The 17-year-old, from Patrickswell, recalled: “The bus stop is only five minutes from our house, at Sycamore Heights. The bus usually came at 8.50am. But I was standing there as the minutes ticked by, not realising there was a new schedule in place. The exam was due to start at 9.30am. In panic, I started to text my brothers and sisters. My brother, Gary, who was coming home from a night shift at Tesco, came to the bus stop and gave me money to get a taxi.
“We rang for a taxi and one arrived within five minutes. As the taxi got closer to Raheen, the traffic was getting heavier and I was really geting worried that I might not get to the exam on time.
“Fortunately, the taxi driver saw a garda patrol car travelling behind him and flagged it down and told him my story. The patrol car then gave us an escort, with blue lights flashing and siren blaring through the traffic. With their help, I managed to get to Sexton Street with three minutes to spare. I owe the guards and the taximan a debt of gratitude for enabling me get the good result I got in English Paper 1. It’s a case of ‘all’s well that ends well’.”
Ian plans to study sports recreation at Limerick Central College, with the ambition of later going on to UL to further his studies.
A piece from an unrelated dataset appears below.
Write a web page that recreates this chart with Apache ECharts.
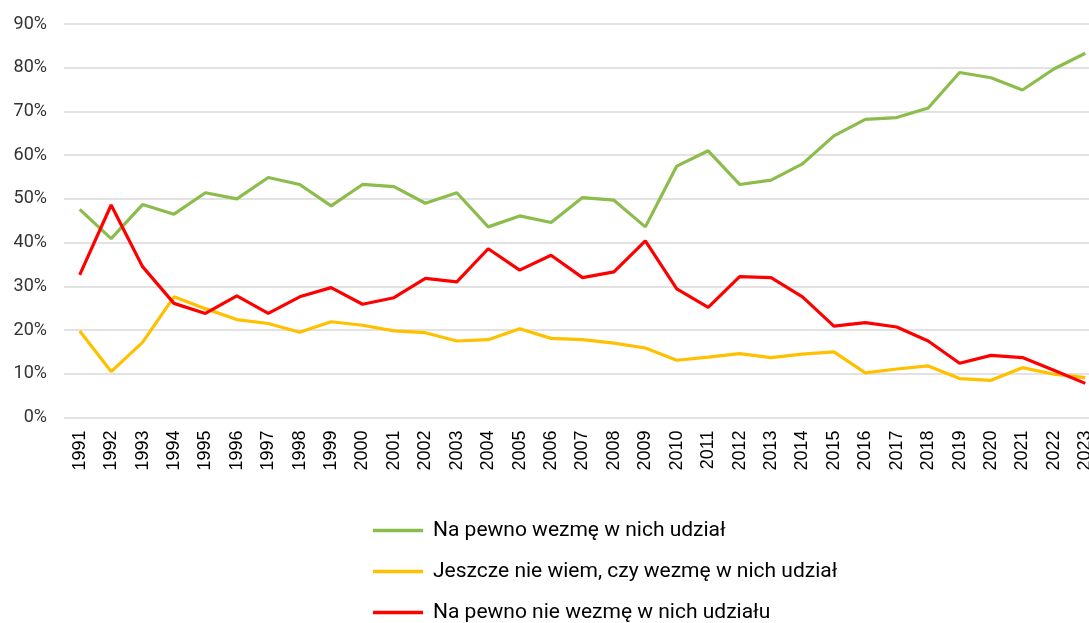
<!DOCTYPE html>
<html>
<head>
<meta charset="utf-8">
<script src="https://cdn.jsdelivr.net/npm/echarts@6/dist/echarts.min.js"></script>
<style>
  html, body { margin: 0; padding: 0; background: #fff; }
  #chart { width: 1089px; height: 623px; }
</style>
</head>
<body>
<div id="chart"></div>
<script>
// lata badania
var years = ['1991','1992','1993','1994','1995','1996','1997','1998','1999','2000','2001',
  '2002','2003','2004','2005','2006','2007','2008','2009','2010','2011','2012','2013',
  '2014','2015','2016','2017','2018','2019','2020','2021','2022','2023'];

var seriesNames = ['Na pewno wezmę w nich udział',
  'Jeszcze nie wiem, czy wezmę w nich udział',
  'Na pewno nie wezmę w nich udziału'];

var naPewno = [47.6, 40.9, 48.7, 46.5, 51.4, 50.0, 54.9, 53.3, 48.4, 53.3, 52.8,
  49.0, 51.4, 43.6, 46.1, 44.6, 50.3, 49.7, 43.6, 57.5, 61.0, 53.3, 54.3,
  58.0, 64.4, 68.2, 68.6, 70.8, 78.9, 77.7, 74.9, 79.7, 83.3];

var nieWiem = [19.8, 10.5, 17.2, 27.6, 24.9, 22.4, 21.5, 19.5, 21.9, 21.1, 19.8,
  19.4, 17.5, 17.8, 20.3, 18.1, 17.8, 17.0, 15.9, 13.1, 13.8, 14.6, 13.7,
  14.5, 15.0, 10.2, 11.1, 11.8, 8.9, 8.5, 11.4, 9.9, 9.1];

var naPewnoNie = [32.6, 48.6, 34.5, 26.1, 23.8, 27.8, 23.8, 27.6, 29.7, 25.9, 27.4,
  31.8, 31.0, 38.6, 33.7, 37.1, 32.0, 33.3, 40.4, 29.4, 25.2, 32.2, 32.0,
  27.6, 20.9, 21.7, 20.7, 17.5, 12.4, 14.2, 13.7, 10.8, 7.8];

var yTicks = ['0%','10%','20%','30%','40%','50%','60%','70%','80%','90%'];

var colors = ['#8cbc4b', '#ffc000', '#ff0000'];

var myChart = echarts.init(document.getElementById('chart'));

function lineSeries(name, data, color) {
  return {
    name: name,
    type: 'line',
    data: data,
    symbol: 'none',
    lineStyle: { color: color, width: 3.2 },
    itemStyle: { color: color },
    animation: false
  };
}

myChart.setOption({
  animation: false,
  grid: { left: 64, right: -12, top: 24, bottom: 205.5, outerBoundsMode: 'none' },
  xAxis: {
    type: 'category',
    data: years,
    boundaryGap: true,
    axisLine: { show: false },
    axisTick: { show: false },
    axisLabel: {
      rotate: 90,
      margin: 13,
      fontFamily: 'Liberation Sans',
      fontSize: 18,
      color: '#000'
    }
  },
  yAxis: {
    type: 'value',
    min: 0,
    max: 90,
    interval: 10,
    axisLine: { show: false },
    axisTick: { show: false },
    splitLine: { lineStyle: { color: '#d9d9d9', width: 1.5 } },
    axisLabel: {
      margin: 17,
      fontFamily: 'Roboto',
      fontSize: 18,
      color: '#333',
      formatter: function (v) { return yTicks[Math.round(v / 10)]; }
    }
  },
  legend: {
    orient: 'vertical',
    left: 373,
    top: 520,
    height: 200,
    padding: 0,
    icon: 'rect',
    itemWidth: 50,
    itemHeight: 3.5,
    itemGap: 20,
    textStyle: { fontFamily: 'Roboto', fontSize: 21, lineHeight: 21, color: '#000', padding: [0, 0, 0, 5] },
    data: seriesNames
  },
  series: [
    lineSeries(seriesNames[0], naPewno, colors[0]),
    lineSeries(seriesNames[1], nieWiem, colors[1]),
    lineSeries(seriesNames[2], naPewnoNie, colors[2])
  ]
});
</script>
</body>
</html>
Of the 86 students who got their results at CBS Sexton Street, the top eight achievers in the Leaving will get a JP McManus scholarship, worth €6,750 for each year of their primary-degree studies at third level. Mr McManus initiated the scholarhip scheme in 1997, at his old alma mater. School principal, Tom Prendergast, said of the scholarship: “Just as valuable as the funding is having it on their CVs”.